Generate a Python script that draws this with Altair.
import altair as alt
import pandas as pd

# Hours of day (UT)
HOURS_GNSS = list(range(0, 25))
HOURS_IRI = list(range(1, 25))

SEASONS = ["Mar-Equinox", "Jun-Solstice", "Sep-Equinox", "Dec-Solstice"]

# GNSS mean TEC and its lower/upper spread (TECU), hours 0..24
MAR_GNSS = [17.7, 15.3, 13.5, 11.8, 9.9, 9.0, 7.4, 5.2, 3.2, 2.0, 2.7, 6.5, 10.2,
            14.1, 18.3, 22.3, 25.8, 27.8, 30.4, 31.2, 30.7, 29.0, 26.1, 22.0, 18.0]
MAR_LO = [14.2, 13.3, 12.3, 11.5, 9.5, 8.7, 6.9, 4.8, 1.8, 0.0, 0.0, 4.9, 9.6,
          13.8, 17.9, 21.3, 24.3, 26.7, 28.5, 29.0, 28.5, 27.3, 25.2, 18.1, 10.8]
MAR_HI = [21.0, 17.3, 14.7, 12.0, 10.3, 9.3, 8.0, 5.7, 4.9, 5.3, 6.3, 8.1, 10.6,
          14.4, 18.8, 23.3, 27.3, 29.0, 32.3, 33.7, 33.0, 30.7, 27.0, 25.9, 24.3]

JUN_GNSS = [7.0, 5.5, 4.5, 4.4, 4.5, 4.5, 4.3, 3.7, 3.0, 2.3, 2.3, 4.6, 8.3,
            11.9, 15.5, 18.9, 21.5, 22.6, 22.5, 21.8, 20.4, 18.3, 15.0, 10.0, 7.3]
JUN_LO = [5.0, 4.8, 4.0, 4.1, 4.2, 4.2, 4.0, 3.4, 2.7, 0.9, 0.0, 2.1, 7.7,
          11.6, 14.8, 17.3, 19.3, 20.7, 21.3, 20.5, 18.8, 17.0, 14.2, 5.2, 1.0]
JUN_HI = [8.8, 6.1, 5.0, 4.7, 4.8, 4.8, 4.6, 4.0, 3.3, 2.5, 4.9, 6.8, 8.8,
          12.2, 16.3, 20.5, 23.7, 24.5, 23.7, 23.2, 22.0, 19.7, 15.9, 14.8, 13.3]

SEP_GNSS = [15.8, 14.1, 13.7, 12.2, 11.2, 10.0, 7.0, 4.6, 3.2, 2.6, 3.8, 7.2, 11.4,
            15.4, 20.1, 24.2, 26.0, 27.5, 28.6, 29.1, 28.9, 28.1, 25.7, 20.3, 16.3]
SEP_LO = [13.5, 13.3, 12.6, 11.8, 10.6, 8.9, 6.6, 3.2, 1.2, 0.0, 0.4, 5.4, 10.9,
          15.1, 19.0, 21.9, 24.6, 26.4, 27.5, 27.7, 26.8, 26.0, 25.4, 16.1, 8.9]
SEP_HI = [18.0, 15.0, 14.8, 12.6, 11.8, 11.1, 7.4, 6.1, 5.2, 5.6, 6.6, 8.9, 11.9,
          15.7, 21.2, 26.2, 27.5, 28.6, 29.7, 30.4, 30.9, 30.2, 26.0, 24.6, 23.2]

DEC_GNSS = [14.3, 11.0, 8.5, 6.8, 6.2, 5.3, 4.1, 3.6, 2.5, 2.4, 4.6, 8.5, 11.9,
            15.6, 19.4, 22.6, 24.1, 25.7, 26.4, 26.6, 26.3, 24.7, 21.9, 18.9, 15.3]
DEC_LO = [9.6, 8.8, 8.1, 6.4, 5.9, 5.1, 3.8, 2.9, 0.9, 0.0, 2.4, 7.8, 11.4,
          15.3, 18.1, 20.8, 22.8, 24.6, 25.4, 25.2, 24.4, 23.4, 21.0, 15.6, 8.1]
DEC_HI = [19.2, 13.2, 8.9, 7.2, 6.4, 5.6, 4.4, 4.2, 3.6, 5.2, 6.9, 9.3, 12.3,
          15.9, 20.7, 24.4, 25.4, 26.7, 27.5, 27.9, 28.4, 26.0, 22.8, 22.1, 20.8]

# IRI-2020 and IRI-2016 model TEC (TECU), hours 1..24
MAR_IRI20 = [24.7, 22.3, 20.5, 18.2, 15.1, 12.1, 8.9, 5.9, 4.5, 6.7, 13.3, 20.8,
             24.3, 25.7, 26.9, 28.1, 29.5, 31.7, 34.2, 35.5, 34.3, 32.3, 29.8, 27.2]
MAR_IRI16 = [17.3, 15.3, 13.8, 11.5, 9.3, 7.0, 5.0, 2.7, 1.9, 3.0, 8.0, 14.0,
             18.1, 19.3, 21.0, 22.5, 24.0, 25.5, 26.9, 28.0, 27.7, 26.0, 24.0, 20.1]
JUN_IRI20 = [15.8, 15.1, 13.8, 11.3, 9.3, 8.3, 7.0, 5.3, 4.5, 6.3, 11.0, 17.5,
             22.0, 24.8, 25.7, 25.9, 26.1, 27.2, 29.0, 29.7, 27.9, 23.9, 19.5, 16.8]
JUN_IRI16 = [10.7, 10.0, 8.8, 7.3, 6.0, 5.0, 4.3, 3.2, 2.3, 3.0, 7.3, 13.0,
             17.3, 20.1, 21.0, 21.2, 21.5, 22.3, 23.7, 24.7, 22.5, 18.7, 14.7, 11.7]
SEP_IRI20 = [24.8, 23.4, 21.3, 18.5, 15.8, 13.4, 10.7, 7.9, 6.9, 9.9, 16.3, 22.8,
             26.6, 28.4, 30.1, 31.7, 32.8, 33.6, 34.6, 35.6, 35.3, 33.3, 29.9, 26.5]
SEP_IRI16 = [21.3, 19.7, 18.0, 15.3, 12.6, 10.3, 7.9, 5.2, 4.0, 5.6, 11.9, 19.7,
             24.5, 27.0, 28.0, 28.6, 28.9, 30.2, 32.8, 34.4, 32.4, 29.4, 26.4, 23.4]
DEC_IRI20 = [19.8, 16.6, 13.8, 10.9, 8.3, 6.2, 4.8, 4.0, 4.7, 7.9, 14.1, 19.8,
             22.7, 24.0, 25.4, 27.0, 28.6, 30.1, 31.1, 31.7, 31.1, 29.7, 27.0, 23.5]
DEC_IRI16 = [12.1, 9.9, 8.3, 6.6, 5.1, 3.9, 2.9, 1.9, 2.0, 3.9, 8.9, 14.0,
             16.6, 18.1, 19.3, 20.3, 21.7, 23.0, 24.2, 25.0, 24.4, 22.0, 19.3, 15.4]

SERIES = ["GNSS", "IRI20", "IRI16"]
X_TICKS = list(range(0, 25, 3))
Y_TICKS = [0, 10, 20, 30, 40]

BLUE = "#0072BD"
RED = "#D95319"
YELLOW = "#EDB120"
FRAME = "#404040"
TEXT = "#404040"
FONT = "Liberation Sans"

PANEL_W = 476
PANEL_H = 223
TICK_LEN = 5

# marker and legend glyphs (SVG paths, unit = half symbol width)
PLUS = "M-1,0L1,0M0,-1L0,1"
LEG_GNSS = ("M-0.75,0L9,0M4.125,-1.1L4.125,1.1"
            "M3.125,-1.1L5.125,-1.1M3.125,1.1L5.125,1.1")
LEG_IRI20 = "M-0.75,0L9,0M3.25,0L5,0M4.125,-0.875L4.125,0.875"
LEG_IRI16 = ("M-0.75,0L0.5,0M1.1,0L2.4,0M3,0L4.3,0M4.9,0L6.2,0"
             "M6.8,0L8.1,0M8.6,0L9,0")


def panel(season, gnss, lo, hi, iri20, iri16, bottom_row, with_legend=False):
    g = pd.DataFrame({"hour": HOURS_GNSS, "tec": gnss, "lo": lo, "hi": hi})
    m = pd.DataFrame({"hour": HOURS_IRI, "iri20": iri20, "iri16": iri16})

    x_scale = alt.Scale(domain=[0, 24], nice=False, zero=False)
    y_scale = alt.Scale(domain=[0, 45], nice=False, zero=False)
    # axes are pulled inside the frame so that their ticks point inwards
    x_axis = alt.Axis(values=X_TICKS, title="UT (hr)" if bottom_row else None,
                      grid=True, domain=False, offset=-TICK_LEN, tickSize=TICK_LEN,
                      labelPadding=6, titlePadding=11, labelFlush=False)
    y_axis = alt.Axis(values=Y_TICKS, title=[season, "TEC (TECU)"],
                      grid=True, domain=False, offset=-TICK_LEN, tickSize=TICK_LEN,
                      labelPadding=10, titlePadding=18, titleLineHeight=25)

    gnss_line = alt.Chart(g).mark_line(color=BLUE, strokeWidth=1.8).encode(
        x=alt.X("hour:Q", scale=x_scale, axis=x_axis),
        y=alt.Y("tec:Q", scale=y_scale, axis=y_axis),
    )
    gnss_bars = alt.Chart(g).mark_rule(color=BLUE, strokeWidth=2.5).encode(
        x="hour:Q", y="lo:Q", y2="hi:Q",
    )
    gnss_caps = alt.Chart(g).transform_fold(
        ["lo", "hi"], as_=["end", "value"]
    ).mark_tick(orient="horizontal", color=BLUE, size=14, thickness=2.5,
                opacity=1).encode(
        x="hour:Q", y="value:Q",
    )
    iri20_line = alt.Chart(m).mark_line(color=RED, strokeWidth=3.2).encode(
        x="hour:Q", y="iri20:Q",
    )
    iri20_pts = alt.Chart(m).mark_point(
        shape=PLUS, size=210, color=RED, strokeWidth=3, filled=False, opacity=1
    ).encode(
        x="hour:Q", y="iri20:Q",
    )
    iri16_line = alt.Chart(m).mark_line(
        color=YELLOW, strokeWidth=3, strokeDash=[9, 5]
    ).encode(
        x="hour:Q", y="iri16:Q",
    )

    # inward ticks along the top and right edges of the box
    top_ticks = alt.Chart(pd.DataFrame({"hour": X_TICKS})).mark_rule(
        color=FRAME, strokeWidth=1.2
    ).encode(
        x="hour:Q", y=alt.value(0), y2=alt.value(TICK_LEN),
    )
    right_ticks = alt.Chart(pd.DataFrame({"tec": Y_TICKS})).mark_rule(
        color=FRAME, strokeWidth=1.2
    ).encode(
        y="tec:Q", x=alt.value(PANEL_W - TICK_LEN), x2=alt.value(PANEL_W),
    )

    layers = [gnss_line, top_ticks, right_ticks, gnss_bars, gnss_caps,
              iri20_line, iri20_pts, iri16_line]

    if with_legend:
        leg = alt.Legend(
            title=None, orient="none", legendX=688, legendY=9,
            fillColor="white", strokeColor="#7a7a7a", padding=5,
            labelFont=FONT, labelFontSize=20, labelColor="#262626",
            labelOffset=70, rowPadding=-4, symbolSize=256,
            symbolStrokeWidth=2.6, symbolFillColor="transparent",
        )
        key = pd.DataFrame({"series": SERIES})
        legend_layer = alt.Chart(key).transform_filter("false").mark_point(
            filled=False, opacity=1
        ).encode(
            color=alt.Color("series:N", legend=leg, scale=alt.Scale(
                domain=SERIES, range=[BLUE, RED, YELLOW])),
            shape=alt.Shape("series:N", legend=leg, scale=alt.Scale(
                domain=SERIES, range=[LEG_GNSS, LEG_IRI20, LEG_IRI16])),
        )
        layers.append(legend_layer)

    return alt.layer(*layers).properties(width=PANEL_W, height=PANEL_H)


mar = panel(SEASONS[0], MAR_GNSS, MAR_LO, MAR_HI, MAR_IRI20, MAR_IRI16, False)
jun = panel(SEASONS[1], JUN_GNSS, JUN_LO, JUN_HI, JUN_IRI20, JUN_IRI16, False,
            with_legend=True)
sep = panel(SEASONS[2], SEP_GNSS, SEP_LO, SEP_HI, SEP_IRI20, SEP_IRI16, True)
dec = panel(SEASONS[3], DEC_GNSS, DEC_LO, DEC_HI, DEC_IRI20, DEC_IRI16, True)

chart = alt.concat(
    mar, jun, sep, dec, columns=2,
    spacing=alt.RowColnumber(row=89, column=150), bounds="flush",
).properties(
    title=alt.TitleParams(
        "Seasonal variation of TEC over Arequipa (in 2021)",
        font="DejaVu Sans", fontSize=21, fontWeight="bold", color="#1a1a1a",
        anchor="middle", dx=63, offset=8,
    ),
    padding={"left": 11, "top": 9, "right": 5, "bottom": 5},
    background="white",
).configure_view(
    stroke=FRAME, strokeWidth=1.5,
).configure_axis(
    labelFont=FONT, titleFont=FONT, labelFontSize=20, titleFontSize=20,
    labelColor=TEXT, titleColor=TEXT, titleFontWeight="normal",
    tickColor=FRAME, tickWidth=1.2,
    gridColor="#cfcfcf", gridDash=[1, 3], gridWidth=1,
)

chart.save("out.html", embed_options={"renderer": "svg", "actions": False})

...

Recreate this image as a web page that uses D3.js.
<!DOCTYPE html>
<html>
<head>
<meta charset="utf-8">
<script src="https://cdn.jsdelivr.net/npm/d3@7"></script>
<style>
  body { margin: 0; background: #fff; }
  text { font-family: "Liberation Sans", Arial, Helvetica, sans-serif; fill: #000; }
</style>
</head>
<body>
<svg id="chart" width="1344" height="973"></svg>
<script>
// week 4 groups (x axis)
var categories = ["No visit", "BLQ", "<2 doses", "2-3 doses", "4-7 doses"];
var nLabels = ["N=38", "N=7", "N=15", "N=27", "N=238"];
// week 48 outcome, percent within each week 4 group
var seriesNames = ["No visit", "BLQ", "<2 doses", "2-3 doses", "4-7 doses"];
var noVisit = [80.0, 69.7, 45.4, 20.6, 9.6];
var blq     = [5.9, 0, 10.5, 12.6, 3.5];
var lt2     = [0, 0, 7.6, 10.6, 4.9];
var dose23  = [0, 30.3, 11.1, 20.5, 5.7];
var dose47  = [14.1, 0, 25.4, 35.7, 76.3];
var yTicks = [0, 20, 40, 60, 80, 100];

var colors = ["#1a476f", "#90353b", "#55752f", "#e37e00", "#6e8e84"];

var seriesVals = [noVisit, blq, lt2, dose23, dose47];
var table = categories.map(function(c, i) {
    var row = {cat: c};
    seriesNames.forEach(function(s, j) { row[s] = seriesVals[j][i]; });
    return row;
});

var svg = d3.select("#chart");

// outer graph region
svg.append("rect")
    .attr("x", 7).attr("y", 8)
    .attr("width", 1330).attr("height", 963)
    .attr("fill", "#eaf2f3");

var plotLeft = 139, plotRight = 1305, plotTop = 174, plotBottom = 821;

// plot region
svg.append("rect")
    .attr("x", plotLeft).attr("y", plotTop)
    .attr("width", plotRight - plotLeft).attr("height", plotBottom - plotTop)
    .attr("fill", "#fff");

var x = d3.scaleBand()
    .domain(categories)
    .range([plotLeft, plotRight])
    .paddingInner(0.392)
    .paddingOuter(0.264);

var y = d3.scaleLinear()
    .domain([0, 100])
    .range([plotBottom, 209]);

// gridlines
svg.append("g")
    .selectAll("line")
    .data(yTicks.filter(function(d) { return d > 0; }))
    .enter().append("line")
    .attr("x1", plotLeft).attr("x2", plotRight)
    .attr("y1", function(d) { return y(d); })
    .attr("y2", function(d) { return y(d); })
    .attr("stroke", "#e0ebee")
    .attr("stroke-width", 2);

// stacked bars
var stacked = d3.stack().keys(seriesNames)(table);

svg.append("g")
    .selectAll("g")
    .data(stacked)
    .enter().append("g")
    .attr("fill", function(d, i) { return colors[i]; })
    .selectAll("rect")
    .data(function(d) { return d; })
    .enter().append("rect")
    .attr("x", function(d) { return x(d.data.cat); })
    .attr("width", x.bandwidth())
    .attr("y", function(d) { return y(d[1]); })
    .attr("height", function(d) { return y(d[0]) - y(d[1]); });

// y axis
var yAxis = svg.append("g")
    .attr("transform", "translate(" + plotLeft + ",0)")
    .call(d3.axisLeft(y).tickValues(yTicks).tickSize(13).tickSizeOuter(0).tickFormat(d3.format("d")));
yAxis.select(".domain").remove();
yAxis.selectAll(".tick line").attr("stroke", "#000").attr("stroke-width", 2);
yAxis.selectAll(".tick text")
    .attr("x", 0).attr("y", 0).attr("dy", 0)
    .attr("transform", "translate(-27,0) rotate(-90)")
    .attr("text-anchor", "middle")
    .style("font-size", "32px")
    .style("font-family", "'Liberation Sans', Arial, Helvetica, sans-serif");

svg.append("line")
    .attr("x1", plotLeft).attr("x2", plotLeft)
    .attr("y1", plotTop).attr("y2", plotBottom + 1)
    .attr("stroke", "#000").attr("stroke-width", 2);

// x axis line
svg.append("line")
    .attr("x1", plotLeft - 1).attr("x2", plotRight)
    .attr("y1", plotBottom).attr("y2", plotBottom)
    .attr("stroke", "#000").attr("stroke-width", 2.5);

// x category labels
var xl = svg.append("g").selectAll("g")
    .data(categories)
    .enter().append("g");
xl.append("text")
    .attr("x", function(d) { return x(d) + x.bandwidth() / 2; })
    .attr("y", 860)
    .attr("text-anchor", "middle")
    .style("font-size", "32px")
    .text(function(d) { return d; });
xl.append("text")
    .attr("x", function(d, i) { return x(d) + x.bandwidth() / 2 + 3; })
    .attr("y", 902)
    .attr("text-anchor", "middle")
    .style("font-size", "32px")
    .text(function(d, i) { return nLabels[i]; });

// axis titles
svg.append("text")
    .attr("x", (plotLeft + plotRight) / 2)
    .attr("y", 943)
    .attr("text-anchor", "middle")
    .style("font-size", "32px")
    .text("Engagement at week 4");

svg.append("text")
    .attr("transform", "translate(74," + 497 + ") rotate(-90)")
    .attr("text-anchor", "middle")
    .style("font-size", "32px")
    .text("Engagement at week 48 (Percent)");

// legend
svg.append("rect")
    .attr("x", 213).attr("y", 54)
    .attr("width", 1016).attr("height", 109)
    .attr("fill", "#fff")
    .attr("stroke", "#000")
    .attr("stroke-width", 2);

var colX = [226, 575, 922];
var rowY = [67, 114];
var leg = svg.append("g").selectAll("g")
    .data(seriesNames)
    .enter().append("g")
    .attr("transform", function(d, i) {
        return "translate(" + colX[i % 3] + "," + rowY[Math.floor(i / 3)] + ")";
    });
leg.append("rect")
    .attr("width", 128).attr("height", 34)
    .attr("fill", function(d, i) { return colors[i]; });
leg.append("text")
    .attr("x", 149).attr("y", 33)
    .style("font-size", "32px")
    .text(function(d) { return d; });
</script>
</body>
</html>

* **WHAT IS ASKED**:
Going through the entries above, report how many lines include the string "that". The number alone is the answer.

* **THE ANSWER**:
3